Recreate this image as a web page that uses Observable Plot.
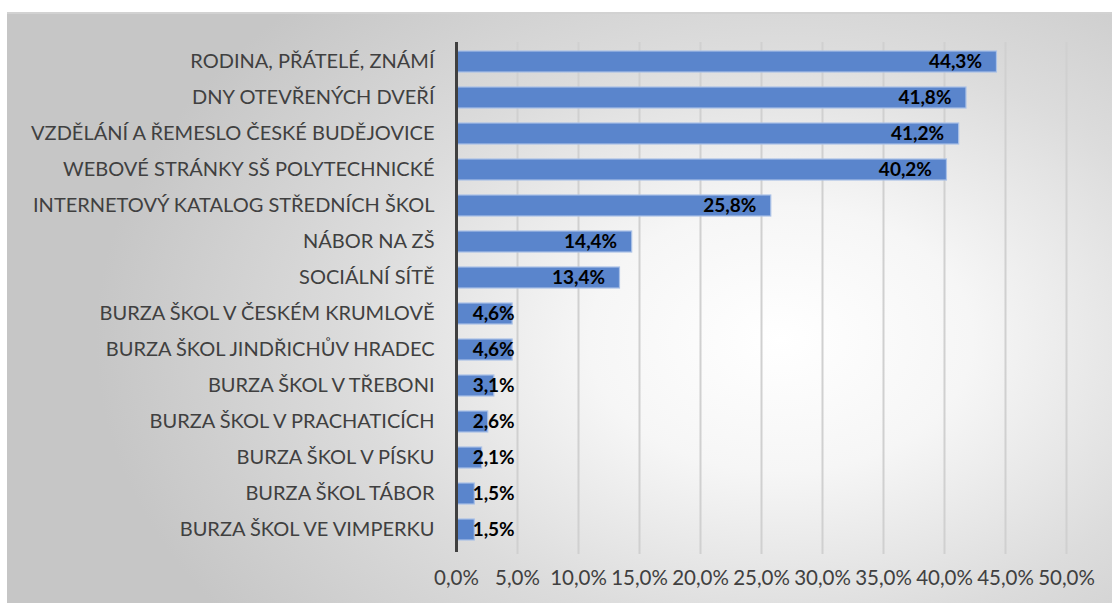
<!DOCTYPE html>
<html>
<head>
<meta charset="utf-8">
<script src="https://cdn.jsdelivr.net/npm/d3@7"></script>
<script src="https://cdn.jsdelivr.net/npm/@observablehq/plot@0.6"></script>
<style>
  html, body { margin: 0; padding: 0; width: 1112px; height: 603px; overflow: hidden; background: #ffffff; }
  #bg { position: absolute; left: 7px; top: 12px; width: 1105px; height: 591px;
        border-top: 2px solid #d2d2d2;
        background: radial-gradient(ellipse 62% 80% at 70% 55%, #ffffff 0%, #f6f6f6 28%, #dcdcdc 62%, #c6c6c6 100%); }
  #chart { position: absolute; left: 0; top: 0; }
</style>
</head>
<body>
<div id="bg"></div>
<div id="chart"></div>
<script>
const categories = [
  "RODINA, PŘÁTELÉ, ZNÁMÍ",
  "DNY OTEVŘENÝCH DVEŘÍ",
  "VZDĚLÁNÍ A ŘEMESLO ČESKÉ BUDĚJOVICE",
  "WEBOVÉ STRÁNKY SŠ POLYTECHNICKÉ",
  "INTERNETOVÝ KATALOG STŘEDNÍCH ŠKOL",
  "NÁBOR NA ZŠ",
  "SOCIÁLNÍ SÍTĚ",
  "BURZA ŠKOL V ČESKÉM KRUMLOVĚ",
  "BURZA ŠKOL JINDŘICHŮV HRADEC",
  "BURZA ŠKOL V TŘEBONI",
  "BURZA ŠKOL V PRACHATICÍCH",
  "BURZA ŠKOL V PÍSKU",
  "BURZA ŠKOL TÁBOR",
  "BURZA ŠKOL VE VIMPERKU"
];
const values = [44.3, 41.8, 41.2, 40.2, 25.8, 14.4, 13.4, 4.6, 4.6, 3.1, 2.6, 2.1, 1.5, 1.5];
const tickValues = [0, 5, 10, 15, 20, 25, 30, 35, 40, 45, 50];
const tickLabels = ["0,0%", "5,0%", "10,0%", "15,0%", "20,0%", "25,0%", "30,0%", "35,0%", "40,0%", "45,0%", "50,0%"];

const data = categories.map((c, i) => ({category: c, value: values[i]}));
const fmt = v => v.toFixed(1).replace(".", ",") + "%";

const chart = Plot.plot({
  width: 1112,
  height: 603,
  marginLeft: 456,
  marginRight: 46,
  marginTop: 42,
  marginBottom: 55,
  style: {background: "transparent", fontFamily: "Lato, 'Open Sans', sans-serif", overflow: "visible"},
  x: {domain: [0, 50], ticks: tickValues, label: null},
  y: {domain: categories, paddingInner: 0.42, paddingOuter: 0.21, label: null},
  marks: [
    Plot.ruleX(tickValues.slice(1), {stroke: "#d0d0d0", strokeWidth: 2, insetBottom: -6}),
    Plot.barX(data, {x: "value", y: "category", fill: "#5a85cc", stroke: "#a9c0e6", strokeWidth: 1.2}),
    Plot.ruleX([0], {stroke: "#404040", strokeWidth: 3, insetBottom: -4}),
    Plot.text(data, {
      x: d => Math.max(d.value, 6.0), y: "category", text: d => fmt(d.value),
      textAnchor: "end", dx: -15, fill: "#000000", fontWeight: "bold", fontSize: 19
    }),
    Plot.axisY({tickSize: 0, tickPadding: 22, fontSize: 20, fill: "#404040", label: null}),
    Plot.axisX({tickSize: 0, tickPadding: 22, fontSize: 20.5, fill: "#404040", label: null,
      ticks: tickValues, tickFormat: d => tickLabels[tickValues.indexOf(d)]})
  ]
});
document.getElementById("chart").appendChild(chart);
</script>
</body>
</html>
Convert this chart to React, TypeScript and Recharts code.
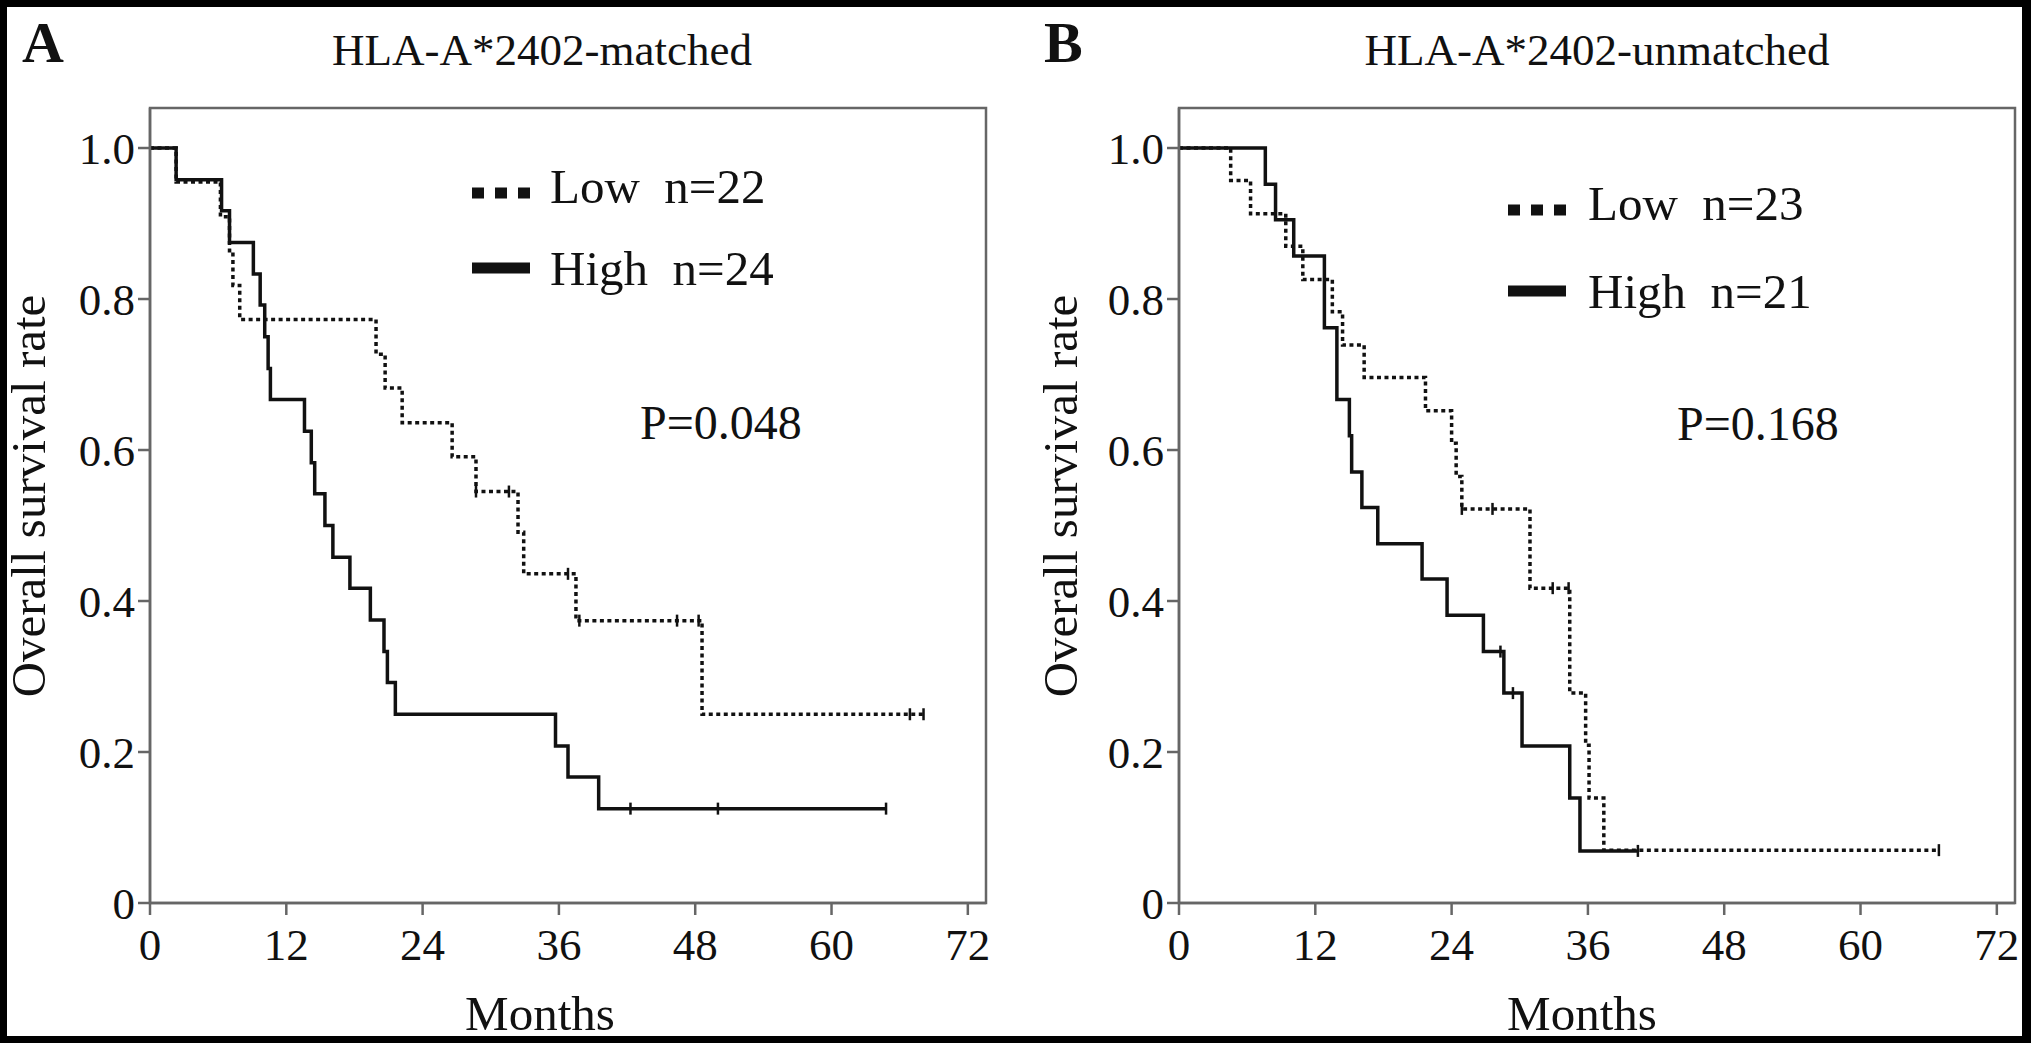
import { ComposedChart, Line, Scatter, XAxis, YAxis, ReferenceArea } from 'recharts'

// panel A, HLA-A*2402-matched
const A_LOW_T = [0, 2.3, 6.2, 7.0, 7.3, 7.9, 19.9, 20.7, 22.2, 26.6, 28.7, 32.4, 32.9, 37.5, 48.6, 68.1]
const A_LOW_S = [1, 0.955, 0.909, 0.864, 0.818, 0.773, 0.727, 0.682, 0.636, 0.591, 0.545, 0.491, 0.436, 0.374, 0.25, 0.25]
const A_LOW_CENSOR = [28.7, 31.6, 36.8, 37.8, 46.4, 48.3, 66.9, 68.1]
const A_HIGH_T = [0, 2.3, 6.3, 7.0, 9.1, 9.7, 10.1, 10.4, 10.6, 13.6, 14.2, 14.5, 15.4, 16.1, 17.6, 19.4, 20.6, 20.9, 21.6, 35.7, 36.8, 39.5, 64.8]
const A_HIGH_S = [1, 0.958, 0.917, 0.875, 0.833, 0.792, 0.75, 0.708, 0.667, 0.625, 0.583, 0.542, 0.5, 0.458, 0.417, 0.375, 0.333, 0.292, 0.25, 0.208, 0.167, 0.125, 0.125]
const A_HIGH_CENSOR = [42.3, 50.0, 64.8]

// panel B, HLA-A*2402-unmatched
const B_LOW_T = [0, 4.55, 6.3, 9.4, 10.9, 13.5, 14.4, 16.3, 21.7, 24.0, 24.4, 24.9, 30.9, 34.4, 35.8, 36.1, 37.4, 66.9]
const B_LOW_S = [1, 0.957, 0.913, 0.87, 0.826, 0.783, 0.739, 0.696, 0.652, 0.609, 0.565, 0.522, 0.417, 0.278, 0.209, 0.139, 0.07, 0.07]
const B_LOW_CENSOR = [24.9, 27.6, 32.9, 34.3, 66.9]
const B_HIGH_T = [0, 7.6, 8.5, 10.1, 12.8, 13.9, 15.0, 15.2, 16.1, 17.5, 21.4, 23.6, 26.8, 28.6, 30.2, 34.4, 35.3, 40.4]
const B_HIGH_S = [1, 0.952, 0.905, 0.857, 0.762, 0.667, 0.619, 0.571, 0.524, 0.476, 0.429, 0.381, 0.333, 0.278, 0.208, 0.139, 0.069, 0.069]
const B_HIGH_CENSOR = [28.3, 29.4, 40.4]

const MONTH_TICKS = [0, 12, 24, 36, 48, 60, 72]
const RATE_TICKS = [0, 0.2, 0.4, 0.6, 0.8, 1.0]

const FONT = '"Liberation Serif", "DejaVu Serif", serif'
const AXIS = '#666'
const INK = '#111'
const X_MAX = 73.6
const Y_MAX = 1.053

type Pt = { t: number; s: number }

function toSteps(times: number[], values: number[]): Pt[] {
    return times.map((t, i) => ({ t, s: values[i] }))
}

// censor marks sit on the curve level at that time
function censorPoints(censor: number[], times: number[], values: number[]): Pt[] {
    return censor.map((c) => {
        let idx = 0
        for (let i = 0; i < times.length; i += 1) {
            if (times[i] <= c) idx = i
        }
        return { t: c, s: values[idx] }
    })
}

function CensorTick(props: any) {
    const { cx, cy } = props
    if (cx == null || cy == null) return null
    return <line x1={cx} x2={cx} y1={cy - 6} y2={cy + 6} stroke={INK} strokeWidth={2.5} />
}

type PanelProps = {
    left: number
    letter: string
    title: string
    titleX: number
    pValue: string
    pX: number
    pY: number
    lowLabel: string
    highLabel: string
    legendX: number
    legendTextX: number
    legendY: [number, number]
    monthsX: number
    yLabelX: number
    low: Pt[]
    high: Pt[]
    lowCensor: Pt[]
    highCensor: Pt[]
}

function Panel(p: PanelProps) {
    const [lowBase, highBase] = p.legendY
    return (
        <div style={{ position: 'absolute', left: p.left, top: 0, width: 1015, height: 1043 }}>
            <ComposedChart
                width={1015}
                height={1043}
                margin={{ top: 108, right: 29, bottom: 80, left: 90 }}
                style={{ fontFamily: FONT }}
            >
                <XAxis
                    dataKey="t"
                    type="number"
                    domain={[0, X_MAX]}
                    ticks={MONTH_TICKS}
                    height={60}
                    tickSize={12}
                    tickMargin={13}
                    stroke={AXIS}
                    strokeWidth={2.5}
                    tick={{ fill: INK, fontSize: 45, fontFamily: FONT }}
                    allowDataOverflow
                />
                <YAxis
                    type="number"
                    domain={[0, Y_MAX]}
                    ticks={RATE_TICKS}
                    width={60}
                    tickSize={12}
                    tickMargin={3}
                    stroke={AXIS}
                    strokeWidth={2.5}
                    tick={{ fill: INK, fontSize: 45, fontFamily: FONT }}
                    tickFormatter={(v: number) => (v === 0 ? '0' : v.toFixed(1))}
                    allowDataOverflow
                />
                <ReferenceArea x1={0} x2={X_MAX} y1={0} y2={Y_MAX} fill="none" stroke={AXIS} strokeWidth={2.5} />
                <Line
                    data={p.low}
                    dataKey="s"
                    type="stepAfter"
                    stroke={INK}
                    strokeWidth={3.5}
                    strokeDasharray="4 3.5"
                    dot={false}
                    activeDot={false}
                    isAnimationActive={false}
                />
                <Line
                    data={p.high}
                    dataKey="s"
                    type="stepAfter"
                    stroke={INK}
                    strokeWidth={3.5}
                    dot={false}
                    activeDot={false}
                    isAnimationActive={false}
                />
                <Scatter data={p.lowCensor} dataKey="s" shape={CensorTick} isAnimationActive={false} />
                <Scatter data={p.highCensor} dataKey="s" shape={CensorTick} isAnimationActive={false} />
            </ComposedChart>
            <svg
                width={1015}
                height={1043}
                style={{ position: 'absolute', left: 0, top: 0, pointerEvents: 'none', fontFamily: FONT }}
            >
                <text x={p.letter === 'A' ? 22 : 15} y={62} fontSize={58} fontWeight="bold" fill={INK}>
                    {p.letter}
                </text>
                <text x={p.titleX} y={65} fontSize={45} textAnchor="middle" fill={INK}>
                    {p.title}
                </text>
                <text x={p.pX} y={p.pY} fontSize={48} fill={INK}>
                    {p.pValue}
                </text>
                <line
                    x1={p.legendX}
                    x2={p.legendX + 58}
                    y1={lowBase - 10}
                    y2={lowBase - 10}
                    stroke={INK}
                    strokeWidth={11}
                    strokeDasharray="12 11"
                />
                <text x={p.legendTextX} y={lowBase} fontSize={49} fill={INK} style={{ whiteSpace: 'pre' }}>
                    {p.lowLabel}
                </text>
                <line
                    x1={p.legendX}
                    x2={p.legendX + 58}
                    y1={highBase - 17}
                    y2={highBase - 17}
                    stroke={INK}
                    strokeWidth={11}
                />
                <text x={p.legendTextX} y={highBase} fontSize={49} fill={INK} style={{ whiteSpace: 'pre' }}>
                    {p.highLabel}
                </text>
                <text x={p.monthsX} y={1030} fontSize={49} textAnchor="middle" fill={INK}>
                    Months
                </text>
                <text
                    transform={`translate(${p.yLabelX}, 496) rotate(-90)`}
                    fontSize={49}
                    textAnchor="middle"
                    fill={INK}
                >
                    Overall survival rate
                </text>
            </svg>
        </div>
    )
}

export default function App() {
    const border = { position: 'absolute' as const, background: '#000' }
    return (
        <div style={{ position: 'relative', width: 2031, height: 1043, background: '#fff', overflow: 'hidden' }}>
            <style>{'body{margin:0}'}</style>
            <Panel
                left={0}
                letter="A"
                title="HLA-A*2402-matched"
                titleX={542}
                pValue="P=0.048"
                pX={640}
                pY={439}
                lowLabel="Low  n=22"
                highLabel="High  n=24"
                legendX={472}
                legendTextX={550}
                legendY={[203, 285]}
                monthsX={540}
                yLabelX={45}
                low={toSteps(A_LOW_T, A_LOW_S)}
                high={toSteps(A_HIGH_T, A_HIGH_S)}
                lowCensor={censorPoints(A_LOW_CENSOR, A_LOW_T, A_LOW_S)}
                highCensor={censorPoints(A_HIGH_CENSOR, A_HIGH_T, A_HIGH_S)}
            />
            <Panel
                left={1029}
                letter="B"
                title="HLA-A*2402-unmatched"
                titleX={568}
                pValue="P=0.168"
                pX={648}
                pY={440}
                lowLabel="Low  n=23"
                highLabel="High  n=21"
                legendX={479}
                legendTextX={559}
                legendY={[220, 308]}
                monthsX={553}
                yLabelX={48}
                low={toSteps(B_LOW_T, B_LOW_S)}
                high={toSteps(B_HIGH_T, B_HIGH_S)}
                lowCensor={censorPoints(B_LOW_CENSOR, B_LOW_T, B_LOW_S)}
                highCensor={censorPoints(B_HIGH_CENSOR, B_HIGH_T, B_HIGH_S)}
            />
            <div style={{ ...border, left: 0, top: 0, width: 2031, height: 7 }} />
            <div style={{ ...border, left: 0, top: 0, width: 7, height: 1043 }} />
            <div style={{ ...border, left: 2022, top: 0, width: 9, height: 1043 }} />
            <div style={{ ...border, left: 0, top: 1036, width: 2031, height: 7 }} />
        </div>
    )
}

Stated goal:
With the pictures left out, restate word for word every line of the data above, from the first down to the line that contains "const fmt = v".

Answer to the exercise:
Recreate this image as a web page that uses Observable Plot.
<!DOCTYPE html>
<html>
<head>
<meta charset="utf-8">
<script src="https://cdn.jsdelivr.net/npm/d3@7"></script>
<script src="https://cdn.jsdelivr.net/npm/@observablehq/plot@0.6"></script>
<style>
  html, body { margin: 0; padding: 0; width: 1112px; height: 603px; overflow: hidden; background: #ffffff; }
  #bg { position: absolute; left: 7px; top: 12px; width: 1105px; height: 591px;
        border-top: 2px solid #d2d2d2;
        background: radial-gradient(ellipse 62% 80% at 70% 55%, #ffffff 0%, #f6f6f6 28%, #dcdcdc 62%, #c6c6c6 100%); }
  #chart { position: absolute; left: 0; top: 0; }
</style>
</head>
<body>
<div id="bg"></div>
<div id="chart"></div>
<script>
const categories = [
  "RODINA, PŘÁTELÉ, ZNÁMÍ",
  "DNY OTEVŘENÝCH DVEŘÍ",
  "VZDĚLÁNÍ A ŘEMESLO ČESKÉ BUDĚJOVICE",
  "WEBOVÉ STRÁNKY SŠ POLYTECHNICKÉ",
  "INTERNETOVÝ KATALOG STŘEDNÍCH ŠKOL",
  "NÁBOR NA ZŠ",
  "SOCIÁLNÍ SÍTĚ",
  "BURZA ŠKOL V ČESKÉM KRUMLOVĚ",
  "BURZA ŠKOL JINDŘICHŮV HRADEC",
  "BURZA ŠKOL V TŘEBONI",
  "BURZA ŠKOL V PRACHATICÍCH",
  "BURZA ŠKOL V PÍSKU",
  "BURZA ŠKOL TÁBOR",
  "BURZA ŠKOL VE VIMPERKU"
];
const values = [44.3, 41.8, 41.2, 40.2, 25.8, 14.4, 13.4, 4.6, 4.6, 3.1, 2.6, 2.1, 1.5, 1.5];
const tickValues = [0, 5, 10, 15, 20, 25, 30, 35, 40, 45, 50];
const tickLabels = ["0,0%", "5,0%", "10,0%", "15,0%", "20,0%", "25,0%", "30,0%", "35,0%", "40,0%", "45,0%", "50,0%"];

const data = categories.map((c, i) => ({category: c, value: values[i]}));
const fmt = v => v.toFixed(1).replace(".", ",") + "%";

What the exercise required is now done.